Monday, March 26, 2012

Various Positions


Georgia is a teenage ballet dancer who is largely unhappy with her life outside of ballet. She doesn't have any true friends and her dysfunctional family grates on her nerves. After being accepted to the Royal Ballet Academy, her world is thrown into turmoil. Roderick, the unforgiving and harsh ballet instructor, expects absolute perfection and isn't afraid to point out the harsh realities to his students. He singles out Georgia as a star and someone to emulate for the other students. As a result, Georgia starts to interpret attraction from his actions and she fantasizes constantly about what their relationship would be like in her head. Is Georgia's fantasy real or is she completely delusional? How will the repercussions of her actions effect her future?

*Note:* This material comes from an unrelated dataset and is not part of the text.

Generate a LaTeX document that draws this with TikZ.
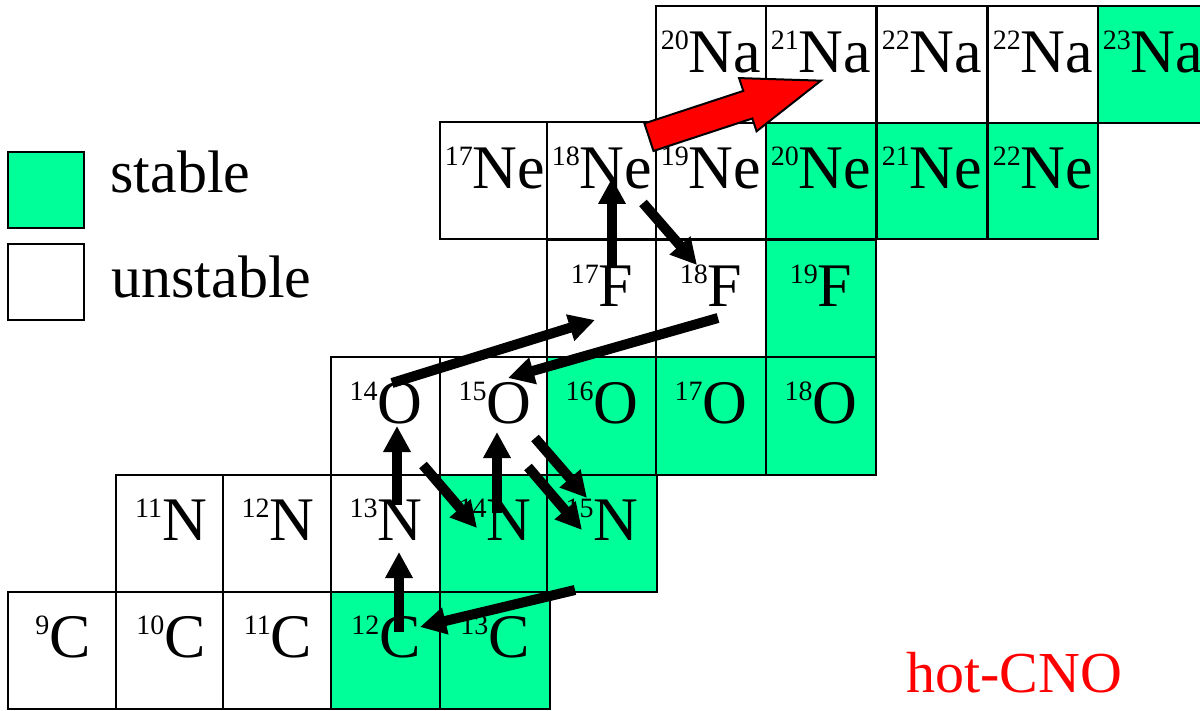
\documentclass[tikz,border=0pt]{standalone}
\usepackage{fontspec}
\setmainfont{Liberation Serif}
\usetikzlibrary{arrows.meta,shapes.arrows}
\definecolor{isogreen}{RGB}{0,255,153}
\newcommand\iso[2]{\raisebox{11.5pt}{\fontsize{14}{14}\selectfont#1}#2}
\begin{document}
\begin{tikzpicture}[x=0.5pt, y=-0.5pt,
    cell/.style={draw, line width=1pt, minimum width=55pt, minimum height=58.5pt,
                 inner sep=0pt, text height=33pt, text depth=25.5pt,
                 font=\fontsize{31}{36}\selectfont},
    stable/.style={cell, fill=isogreen},
    unstable/.style={cell, fill=white},
    keybox/.style={draw, line width=1pt, minimum size=38pt, inner sep=0pt},
    lbl/.style={anchor=base west, inner sep=0pt, font=\fontsize{30}{36}\selectfont},
    flow/.style={-{Triangle[width=13pt,length=13pt]}, line width=5pt}
]
\useasboundingbox (0,0) rectangle (1200,711);

\node[unstable] (C9)  at (63,650)  {\iso{9}{C}};
\node[unstable] (C10) at (171,650) {\iso{10}{C}};
\node[unstable] (C11) at (278,650) {\iso{11}{C}};
\node[stable]   (C12) at (386,650) {\iso{12}{C}};
\node[stable]   (C13) at (495,650) {\iso{13}{C}};

\node[unstable] (N11) at (171,533) {\iso{11}{N}};
\node[unstable] (N12) at (278,533) {\iso{12}{N}};
\node[unstable] (N13) at (386,533) {\iso{13}{N}};
\node[stable]   (N14) at (495,533) {\iso{14}{N}};
\node[stable]   (N15) at (602,533) {\iso{15}{N}};

\node[unstable] (O14) at (386,416) {\iso{14}{O}};
\node[unstable] (O15) at (495,416) {\iso{15}{O}};
\node[stable]   (O16) at (602,416) {\iso{16}{O}};
\node[stable]   (O17) at (711,416) {\iso{17}{O}};
\node[stable]   (O18) at (821,416) {\iso{18}{O}};

\node[unstable] (F17) at (602,299) {\iso{17}{F}};
\node[unstable] (F18) at (711,299) {\iso{18}{F}};
\node[stable]   (F19) at (821,299) {\iso{19}{F}};

\node[unstable] (Ne17) at (495,181)  {\iso{17}{Ne}};
\node[unstable] (Ne18) at (602,181)  {\iso{18}{Ne}};
\node[unstable] (Ne19) at (711,181)  {\iso{19}{Ne}};
\node[stable]   (Ne20) at (821,181)  {\iso{20}{Ne}};
\node[stable]   (Ne21) at (932,181)  {\iso{21}{Ne}};
\node[stable]   (Ne22) at (1043,181) {\iso{22}{Ne}};

\node[unstable] (Na20)  at (711,65)  {\iso{20}{Na}};
\node[unstable] (Na21)  at (821,65)  {\iso{21}{Na}};
\node[unstable] (Na22)  at (932,65)  {\iso{22}{Na}};
\node[unstable] (Na22b) at (1043,65) {\iso{22}{Na}};
\node[stable]   (Na23)  at (1153,65) {\iso{23}{Na}};

\node[keybox, fill=isogreen] (stablebox)   at (46,190) {};
\node[keybox, fill=white]    (unstablebox) at (46,282) {};
\node[lbl] (stablelbl)   at (110,193) {stable};
\node[lbl] (unstablelbl) at (111,298) {unstable};

\node[lbl, text=red, font=\fontsize{29}{35}\selectfont] (hotcno) at (906,692) {hot-CNO};

\draw[flow] ([shift={(13,-18)}]C12.center) -- ([shift={(13,19)}]N13.center);
\draw[flow] ([shift={(11,-28)}]N13.center) -- ([shift={(11,10)}]O14.center);
\draw[flow] ([shift={(37,49)}]O14.center) -- ([shift={(-18,-5)}]N14.center);
\draw[flow] ([shift={(2,-20)}]N14.center) -- ([shift={(2,16)}]O15.center);
\draw[flow] ([shift={(40,22)}]O15.center) -- ([shift={(-15,-35)}]N15.center);
\draw[flow] ([shift={(33,51)}]O15.center) -- ([shift={(-20,-3)}]N15.center);
\draw[flow] ([shift={(-27,57)}]N15.center) -- ([shift={(34,-23)}]C12.center);
\draw[flow] ([shift={(6,-33)}]O14.center) -- ([shift={(-7,21)}]F17.center);
\draw[flow] ([shift={(7,19)}]F18.center) -- ([shift={(13,-38)}]O15.center);
\draw[flow] ([shift={(10,-31)}]F17.center) -- ([shift={(10,-3)}]Ne18.center);
\draw[flow] ([shift={(41,22)}]Ne18.center) -- ([shift={(-14,-34)}]F18.center);

\node[single arrow, draw=black, fill=red, line width=1pt,
      inner xsep=0pt, inner ysep=6.75pt,
      minimum width=27pt, minimum height=90.5pt,
      single arrow head extend=6.75pt, single arrow tip angle=40,
      rotate=18.2, anchor=tail] (breakout) at ([shift={(-63,-43.5)}]Ne19.center) {};

\end{tikzpicture}
\end{document}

The description for Various Positions read kind of like a Black Swan for teens, but it was actually a lot different. I had a lot of problems with the book, but there were some things I liked. The writing was engaging and kept me reading despite the problems I had with the novel. Georgia was an interesting character with very little connection to others in her life. I really felt for her in the first half of the novel because of her abusive, horrible friends and her constantly fighting parents. The way she thought about her sexuality and the way she explored it is something I haven't seen before in teen fiction. Typically, girls in YA novels don't seem to be interested in their own sexuality outside of a relationship, which I don't find very realistic. As in Black Swan, Georgia viewed sexuality as horrible and thought ballet was ideal without it until she met her ballet teacher. She believed he wanted her to be completely virginal while dancing and outside of dance he wanted the opposite extreme. This aspect never really developed into anything meaningful, which was disappointing.

The rest of the book was a disappointment. Ballet wasn't featured in the book very much despite the marketing and back cover description. In the latter half of the novel, Georgia was simply an unapologetically horrible person. She put a girl with body image issues on a very strict diet, contributing to and worsening the girl's anorexia. Afterwards, Georgia's only concern was for people finding out her own part in it instead of having concern for the girl who became practically skeletal with her help. Her imagined relationship with her teacher was horribly damaging to everyone involved in the end. She tried to seduce him and left suggestive pictures in his desk. Roderick was a harsh and blunt teacher, but not a sexual predator and never gave her any indication that he was sexually interested in her. Her actions and the photos that were found of her made everyone assume that the teacher had raped her or traded better ballet roles for sexual favors. Even if the situation was cleared in the end, irreparable damage was done to his reputation and career that wasn't deserved. Georgia only really cared that she was rejected by the man she was interested in and nothing more. She also was never really punished for her horrible actions and didn't seem to learn much from the experiences at all. By the end of the book, I was really angry.

Various Positions was a strange read with some interesting concepts and good narrative, but was overall disappointing and maddening.